La noche se vistió de azul y blanco como en las grandes ocasiones, aunque el calendario dijera que solo era un partido más de liga. Matute se llenó de voces, de tambores y de cánticos que parecían empujar a un equipo que venía acostumbrándose demasiado a sufrir fuera de casa. Esta vez, sin embargo, la historia fue distinta: Alianza Lima ganó 3-1 a ADT, con contundencia desde el primer minuto, como si supiera que esa noche no estaba en juego solo el marcador, sino la memoria.

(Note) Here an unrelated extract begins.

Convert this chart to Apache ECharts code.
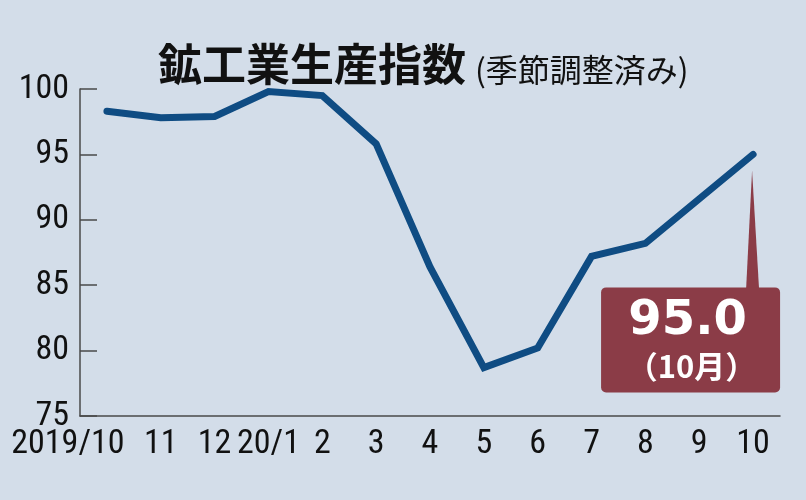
<!DOCTYPE html>
<html><head><meta charset="utf-8">
<script src="https://cdn.jsdelivr.net/npm/echarts@6/dist/echarts.min.js"></script>
<style>html,body{margin:0;padding:0;background:#d3dde9;}#c{width:806px;height:500px;}</style>
</head><body><div id="c"></div>
<script>
const categories = ['2019/10','11','12','20/1','2','3','4','5','6','7','8','9','10'];
const values = [98.3, 97.8, 97.9, 99.8, 99.5, 95.8, 86.4, 78.7, 80.2, 87.2, 88.2, 91.6, 95.0];
const yTicks = {min: 75, max: 100, interval: 5};
const titleMain = '鉱工業生産指数';
const titleSub = '(季節調整済み)';
const calloutValue = '95.0';
const calloutMonth = '（10月）';

const narrow = "'Roboto Condensed','DejaVu Sans Condensed',sans-serif";
const axisColor = '#4a4a4a';
const chart = echarts.init(document.getElementById('c'), null, {renderer: 'canvas'});
chart.setOption({
  backgroundColor: '#d3dde9',
  animation: false,
  title: {
    left: 158, top: 34, padding: 0,
    text: '{a|' + titleMain + '}{b|' + titleSub + '}',
    textStyle: {
      rich: {
        a: {fontFamily: "'Noto Sans CJK JP'", fontWeight: 'bold', fontSize: 44, color: '#111', lineHeight: 52, verticalAlign: 'bottom'},
        b: {fontFamily: "'Noto Sans CJK JP'", fontWeight: 'normal', fontSize: 32, color: '#111', lineHeight: 38, verticalAlign: 'bottom', padding: [0,0,0,9]}
      }
    }
  },
  grid: {left: 80, right: 26, top: 89, bottom: 84, containLabel: false},
  xAxis: {
    type: 'category',
    data: categories.map((c, i) => i === 0 ? {value: c, textStyle: {padding: [0, 78, 0, 0]}} : c),
    boundaryGap: true,
    axisLine: {lineStyle: {color: axisColor, width: 1.5}},
    axisTick: {inside: true, length: 7, alignWithLabel: true, lineStyle: {color: axisColor, width: 1.5}},
    axisLabel: {color: '#111', fontFamily: narrow, fontSize: 34, margin: 11, interval: 0},
    splitLine: {show: false}
  },
  yAxis: {
    type: 'value', min: yTicks.min, max: yTicks.max, interval: yTicks.interval,
    axisLine: {show: true, lineStyle: {color: axisColor, width: 1.5}},
    axisTick: {show: true, inside: true, length: 17, lineStyle: {color: axisColor, width: 1.5}},
    axisLabel: {color: '#111', fontFamily: narrow, fontSize: 34, margin: 11},
    splitLine: {show: false}
  },
  series: [{
    type: 'line',
    data: values,
    symbol: 'none',
    lineStyle: {color: '#0f4c83', width: 7, cap: 'round', join: 'miter'}
  }]
});

const p = chart.convertToPixel({seriesIndex: 0}, [values.length - 1, values[values.length - 1]]);
const px = p[0], py = p[1];
const boxL = px - 152, boxR = px + 27, boxT = py + 133, boxB = py + 238;
const boxColor = '#8b3c47';
chart.setOption({
  graphic: [
    {type: 'polygon', shape: {points: [[px - 1, py + 16], [px - 7, boxT + 2], [px + 6, boxT + 2]]}, style: {fill: boxColor}, z: 10},
    {type: 'rect', shape: {x: boxL, y: boxT, width: boxR - boxL, height: boxB - boxT, r: 5}, style: {fill: boxColor}, z: 10},
    {type: 'text', x: (boxL + boxR) / 2 - 3, y: boxT + 34, style: {text: calloutValue, fill: '#fff', font: "bold 48px 'DejaVu Sans', sans-serif", align: 'center', verticalAlign: 'middle'}, z: 11},
    {type: 'text', x: (boxL + boxR) / 2 + 1, y: boxT + 79, style: {text: calloutMonth, fill: '#fff', font: "bold 31px 'Noto Sans CJK JP', sans-serif", align: 'center', verticalAlign: 'middle'}, z: 11}
  ]
});
</script></body></html>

En el césped, el balón rodaba con el peso de lo inevitable: el adiós de Erick Noriega. Capitán por una noche, hincha eterno desde la cuna, caminó hacia la cancha con lágrimas contenidas y con el alma en el bolsillo. Cada toque suyo era un gesto de despedida. Cada pase, un recordatorio de que a veces el fútbol no se juega solo con los pies, sino con el corazón.

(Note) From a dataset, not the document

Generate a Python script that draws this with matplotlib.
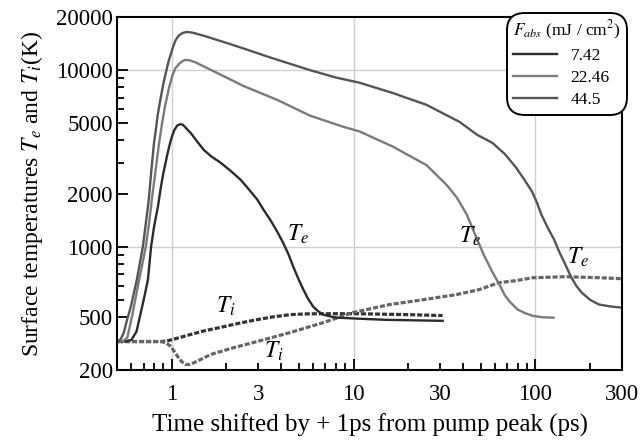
import matplotlib
matplotlib.use("Agg")
import matplotlib.pyplot as plt
from matplotlib.ticker import FixedLocator, FixedFormatter, FuncFormatter, NullFormatter

plt.rcParams['font.family'] = ['Liberation Serif', 'DejaVu Serif']
plt.rcParams['mathtext.fontset'] = 'stix'

# fluences (mJ/cm^2)
fluences = ["7.42", "22.46", "44.5"]
colors = ["#2b2b2b", "#7a7a7a", "#555555"]

# electron temperature Te, 7.42
t_e1 = [0.506, 0.56, 0.60, 0.64, 0.676, 0.71, 0.74, 0.77, 0.80, 0.84, 0.87, 0.90, 0.95,
        0.99, 1.03, 1.07, 1.11, 1.15, 1.20, 1.27, 1.38, 1.5, 1.65, 1.86, 2.1, 2.39, 2.65,
        2.96, 3.2, 3.48, 3.8, 4.1, 4.4, 4.66, 5.0, 5.3, 5.6, 6.0, 6.4, 6.8, 7.5, 8.1, 10,
        15, 30.9]
T_e1 = [290, 291, 296, 330, 423, 530, 650, 1000, 1300, 1690, 2150, 2620, 3400,
        4040, 4550, 4850, 4950, 4920, 4700, 4420, 3950, 3540, 3250, 2990, 2700, 2400, 2120,
        1846, 1620, 1422, 1220, 1053, 900, 770, 650, 571, 510, 457, 430, 412, 402, 396, 392,
        385, 380]

# Te, 22.46
t_e2 = [0.506, 0.54, 0.57, 0.61, 0.66, 0.69, 0.72, 0.75, 0.78, 0.815, 0.85, 0.885, 0.92,
        0.965, 1.01, 1.05, 1.1, 1.15, 1.19, 1.25, 1.35, 1.64, 2.0, 2.48, 3.8, 5.77, 8.7,
        10.8, 16.4, 25.2, 32.5, 37, 42, 47, 52, 58, 64, 68, 72, 80, 88, 97, 110, 126]
T_e2 = [290, 292, 305, 420, 640, 800, 1000, 1350, 1900, 2700, 3800, 5000, 6300,
        7900, 9400, 10300, 10900, 11300, 11450, 11400, 11100, 10060, 9100, 8150, 6800, 5530, 4800,
        4500, 3700, 2900, 2240, 1900, 1520, 1150, 900, 720, 600, 530, 490, 440, 420, 405, 398, 396]

# Te, 44.5
t_e3 = [0.506, 0.525, 0.545, 0.57, 0.596, 0.62, 0.643, 0.67, 0.694, 0.72, 0.748, 0.77,
        0.797, 0.82, 0.838, 0.87, 0.904, 0.96, 1.013, 1.05, 1.09, 1.15, 1.21, 1.3, 1.5, 2.0,
        2.48, 3.5, 5.8, 8, 10.8, 16.4, 25.2, 38.3, 48, 58, 68, 78.5, 87, 96, 102, 108, 117,
        127, 135, 144, 157, 168, 180, 200, 224, 260, 295]
T_e3 = [290, 300, 326, 390, 457, 550, 650, 820, 1000, 1350, 1846, 2600,
        3780, 4700, 5600, 7000, 8600, 11200, 13400, 14800, 15700, 16300, 16500, 16350, 15700, 14300,
        13300, 11800, 10000, 9100, 8500, 7440, 6370, 5100, 4300, 3880, 3350, 2800, 2400, 2050, 1780, 1520, 1280,
        1095, 940, 820, 676, 600, 549, 500, 470, 458, 452]

# ion temperature Ti, 7.42
t_i1 = [0.506, 0.87, 0.94, 1.0, 1.1, 1.27, 1.5, 1.93, 2.4, 2.95, 3.6, 4.48, 5.5, 6.8,
        10.4, 20, 30.9]
T_i1 = [290, 290, 292, 297, 305, 318, 333, 352, 370, 386, 400, 412, 416, 417,
        417, 412, 407]

# Ti, higher fluences
t_i2 = [0.506, 0.87, 0.93, 0.99, 1.04, 1.08, 1.13, 1.19, 1.26, 1.35, 1.45, 1.64, 2.2, 2.95,
        4.48, 6.8, 9.9, 15.8, 24, 36.8, 49, 63, 78, 97, 147, 224, 295]
T_i2 = [290, 290, 285, 272, 252, 238, 224, 215, 215, 222, 230, 245, 268, 290,
        326, 371, 423, 470, 500, 535, 571, 625, 642, 667, 676, 667, 659]

ytick_pos = [200, 400, 1000, 2000, 5000, 10000, 20000]
ytick_lab = ["200", "500", "1000", "2000", "5000", "10000", "20000"]
yminor = [500, 600, 700, 800, 900, 3000, 4000, 6000, 7000, 8000, 9000]
xlabeled = [3, 30, 300]

fig = plt.figure(figsize=(6.41, 4.41), dpi=100)
ax = fig.add_axes([0.1825, 0.161, 0.788, 0.800])

for v in [1, 10, 100]:
    ax.axvline(v, color="#cfcfcf", lw=1, zorder=0)
for v in [1000, 10000]:
    ax.axhline(v, color="#cfcfcf", lw=1, zorder=0)

ax.plot(t_i1, T_i1, color="#333333", lw=2.3, ls=(0, (1.6, 0.6)))
ax.plot(t_i2, T_i2, color="#666666", lw=2.3, ls=(0, (1.6, 0.6)))
lines = []
for t, T, c, lab in zip([t_e1, t_e2, t_e3], [T_e1, T_e2, T_e3], colors, fluences):
    ln, = ax.plot(t, T, color=c, lw=1.7, label=lab)
    lines.append(ln)

ax.set_xscale("log")
ax.set_yscale("log")
ax.set_xlim(0.5, 300)
ax.set_ylim(200, 20000)

ax.yaxis.set_major_locator(FixedLocator(ytick_pos))
ax.yaxis.set_major_formatter(FixedFormatter(ytick_lab))
ax.yaxis.set_minor_locator(FixedLocator(yminor))
ax.yaxis.set_minor_formatter(NullFormatter())

ax.xaxis.set_major_locator(FixedLocator([1, 10, 100]))
ax.xaxis.set_major_formatter(FuncFormatter(lambda v, p: "%g" % v))
xmin = [0.6, 0.7, 0.8, 0.9] + list(range(2, 10)) + list(range(20, 100, 10)) + [200, 300]
ax.xaxis.set_minor_locator(FixedLocator(xmin))
ax.xaxis.set_minor_formatter(FuncFormatter(lambda v, p: "%g" % v if round(v) in xlabeled else ""))

ax.tick_params(which="both", direction="in", top=False, right=False, width=1.3)
ax.tick_params(axis="y", which="both", labelsize=16.5, pad=3)
ax.tick_params(axis="x", which="both", labelsize=16.5, pad=10)
ax.tick_params(which="major", length=8)
ax.tick_params(which="minor", length=5)
for s in ax.spines.values():
    s.set_linewidth(1.5)

ax.set_xlabel("Time shifted by + 1ps from pump peak (ps)", fontsize=18, labelpad=6)
ax.set_ylabel("Surface temperatures $T_e$ and $T_i$(K)", fontsize=17, labelpad=8)

ax.text(4.3, 1080, "$T_e$", fontsize=17)
ax.text(38, 1060, "$T_e$", fontsize=17)
ax.text(150, 800, "$T_e$", fontsize=17)
ax.text(1.75, 425, "$T_i$", fontsize=17)
ax.text(3.2, 235, "$T_i$", fontsize=17)

leg = fig.legend(handles=lines, title="$F_{abs}$ (mJ / cm$^2$)", loc="upper right",
                 bbox_to_anchor=(627 / 641, 1 - 13 / 441), borderaxespad=0,
                 fontsize=12.5, title_fontsize=12.5,
                 frameon=True, fancybox=True, framealpha=1, edgecolor="black",
                 handlelength=2.5, handletextpad=0.8, labelspacing=0.34, borderpad=0.35)
leg.get_frame().set_linewidth(1.4)
leg.get_frame().set_boxstyle("round,pad=0.0,rounding_size=1.0")
leg._legend_box.align = "left"

fig.savefig("out.png", dpi=100)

Las tribunas lo aplaudieron con la devoción que no distingue entre ídolos y soldados. Sabían que esa camiseta, que parecía hecha para él, tendría que doblarse y guardarse como reliquia. Noriega se iba del club de sus amores para dar el salto más grande de su vida: Firmar por Gremio de Porto Alegre. La noticia cayó como trueno en La Victoria, donde la gente aprendió a celebrar las victorias y llorar las despedidas al mismo tiempo.

Hernán Barcos, con la sabiduría del capitán que ha visto pasar generaciones, lo dijo sin rodeos:
“Es por merecimiento. Ir a Gremio es merecimiento. Él es un hincha más, le duele irse, pero sabe que es por su crecimiento. A nosotros nos queda el dolor de que se vaya, pero también la felicidad de verlo volar.”

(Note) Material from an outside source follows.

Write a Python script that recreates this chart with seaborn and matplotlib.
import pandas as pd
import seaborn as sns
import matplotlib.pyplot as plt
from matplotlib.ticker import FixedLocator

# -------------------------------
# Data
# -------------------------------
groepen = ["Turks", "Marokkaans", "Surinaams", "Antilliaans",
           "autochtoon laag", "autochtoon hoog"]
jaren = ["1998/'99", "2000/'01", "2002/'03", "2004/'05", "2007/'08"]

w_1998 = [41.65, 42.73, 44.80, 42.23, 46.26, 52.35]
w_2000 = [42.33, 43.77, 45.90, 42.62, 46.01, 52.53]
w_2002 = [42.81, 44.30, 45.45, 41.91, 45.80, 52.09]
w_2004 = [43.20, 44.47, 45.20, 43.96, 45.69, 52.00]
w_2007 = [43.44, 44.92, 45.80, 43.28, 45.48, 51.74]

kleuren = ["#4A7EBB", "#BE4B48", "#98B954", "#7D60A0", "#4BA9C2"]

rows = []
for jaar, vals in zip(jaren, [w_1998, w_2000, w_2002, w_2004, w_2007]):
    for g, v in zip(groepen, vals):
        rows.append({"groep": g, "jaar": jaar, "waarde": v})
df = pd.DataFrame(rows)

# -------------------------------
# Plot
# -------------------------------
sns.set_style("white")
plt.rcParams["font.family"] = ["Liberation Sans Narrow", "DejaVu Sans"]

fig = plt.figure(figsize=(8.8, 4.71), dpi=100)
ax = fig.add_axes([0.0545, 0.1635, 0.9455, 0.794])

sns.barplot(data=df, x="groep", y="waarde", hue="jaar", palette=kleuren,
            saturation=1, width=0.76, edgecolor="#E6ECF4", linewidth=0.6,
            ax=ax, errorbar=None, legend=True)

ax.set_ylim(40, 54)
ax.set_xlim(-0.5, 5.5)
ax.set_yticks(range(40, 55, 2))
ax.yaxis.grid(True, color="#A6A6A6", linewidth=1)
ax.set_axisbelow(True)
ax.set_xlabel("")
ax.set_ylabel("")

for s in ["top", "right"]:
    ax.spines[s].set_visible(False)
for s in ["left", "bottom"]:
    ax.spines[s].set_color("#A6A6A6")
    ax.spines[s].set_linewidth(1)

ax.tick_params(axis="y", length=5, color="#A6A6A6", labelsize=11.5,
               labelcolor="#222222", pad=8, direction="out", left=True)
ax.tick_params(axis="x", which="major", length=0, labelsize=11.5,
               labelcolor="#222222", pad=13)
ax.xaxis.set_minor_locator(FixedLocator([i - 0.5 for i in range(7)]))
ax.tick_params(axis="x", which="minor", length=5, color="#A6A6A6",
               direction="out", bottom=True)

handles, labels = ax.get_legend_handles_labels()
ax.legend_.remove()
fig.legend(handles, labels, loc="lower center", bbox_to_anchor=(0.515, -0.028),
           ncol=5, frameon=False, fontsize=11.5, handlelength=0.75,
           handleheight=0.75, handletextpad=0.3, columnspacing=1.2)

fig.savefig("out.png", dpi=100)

Jerarquía pura: Barcos y el sello del 3-1 en Matute, frente al ADT de Tarma

El estadio, convertido en escenario de un ritual colectivo, entendió que esa venta no era solo un negocio, sino una señal histórica para el fútbol peruano. Un hijo de Alianza, de apenas 24 años, partía hacia uno de los gigantes del Brasilerao. Y lo hacía entre lágrimas, pero con la frente en alto, como quien cruza una frontera invisible.

El 3-1 fue anecdótico, aunque en la tabla Alianza empieza a recomponerse. En lo local, intenta sanar sus deudas en Matute, ese templo que a veces se convierte en carga. Y en lo internacional, todavía saborea la victoria en la Copa Sudamericana que lo mantiene con vida. Pero aquella noche, todo lo demás fue ruido.

Lo que se quedará en la memoria es el instante en que Noriega levantó los brazos hacia el cielo de La Victoria, golpeó el pecho con la fuerza de los que aman sin remedio y dejó que las lágrimas lo delataran. Ese fue su gol más grande: hacer del adiós una promesa de regreso.

Porque en Matute, las despedidas nunca son definitivas.